The light conversation was pleasant for the most part, considering whenever I am traveling, I am more opened to diverse conversations, with limits, of course. While my short time at this local tavern was ending, Chandler then turned the conversation around about girls, hooking up, sex etc. Which normally I don’t have a problem with that, but from my experience this conversation dialogue switch is an indirect way to establish one’s sexual orientation. I just smiled while listening to his fairy-tales about other women and his stories of sexual adventures, though I should have at this point, told him that I also have a thing for women, which might had given him a sigh of relief or feeling calmed, but stating that was not important then or even now for that matter. So, after talking about his most recent girlfriend, he went so far to say that I must be lucky with the ladies, because according to him “black guys are really good getting women into bed. And if you were to stay in this town, with your luck, you could get with all the women in this town with your color!” At that point, I just smiled and lied by telling him that I was happily married. With the look of embarrassment, Chandler proceeded to ask if my wife was also black and if she were also good in bed (why would this guy know if I was good in bed in the first place?) I could have said that my wife was white and from Sweden, but even I didn’t go there.

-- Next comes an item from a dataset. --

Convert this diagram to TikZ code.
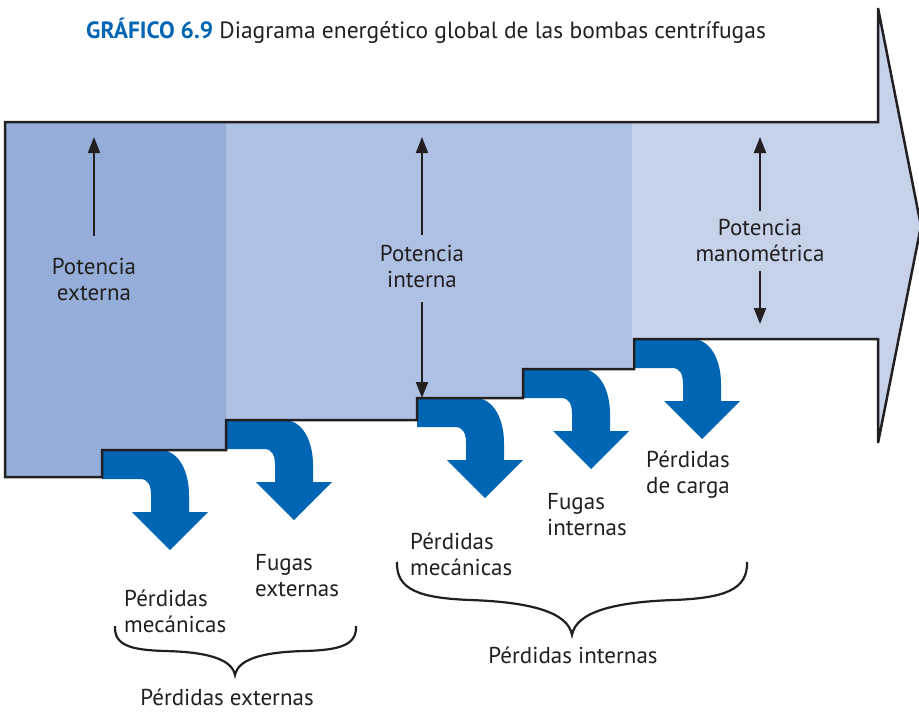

Chandler maintained a friendly tone to his voice and his mannerisms, but he finally got me to notice that it was time to leave, but he really had to know “if it was true that all black men have a large penis?” With time on my side, the waiter quickly got my bill, I paid in cash, left a tip, thanked the Chandler for the great conversation but “I gotta run!” Chandler probably didn’t get his answer and I felt sorry for the next black man who might stop into this bar.

I am writing about this experience because, as much as most people would probably concentrate on the racial aspect of this situation, which I would have at first, but fuck as much this was a disturbing conversation, which I run into frequently. However, it made me to think about how easily to be blinded to the racial homoeroticism among white men and their fixation with black male sexuality. From my experience, it seems that white men are more forward (in a joking way of course) about their curiosities about black men more so than white women. If they already fell into "Once you go black, you don't go back" theory, will they share that same story with Heather? This is not say nor do I care that these men are in the closet, either curious or bi-sexual, in fact, I don’t care if they were, as well as, I find it necessary to label their sexual orientation, unless they feel it is necessary to state the fact. The conversation defiantly had racial overtones, assuming that I seeking to test my blackness in order to have sex with white women, and my supposedly wife who is black and she's good in bed; and that I was lucky with my skin color with women. However, Chandler as well as like most white men fail to ask at least about any lucky into finding a job?! A place to live, where to go to school, where my parents can retire, and a friendly restaurant where I can eat in peace, a safe neighborhood, the list goes on. Instead, a black man’s luck is with his dark skin and his dark colored penis!

I told this same story to a friend of mine. His only suggestion was to avoid isolated white states. I had to tell him that it doesn’t matter if this situation happens in Maine to Montana or from Alaska to Arizona. Racism is not isolated in one place; sure if might be more out in the opened or better yet, not confronted as it would be in places like Los Angeles, New York or Chicago. But, even mentioning those cities, doesn’t mean that racism is not a problem in those places, it’s not just obvious within the police officers, but it’s obvious when it comes to residential zoning, etc. I would like your input to race and sexuality and I apologize if I just wrote excessively much.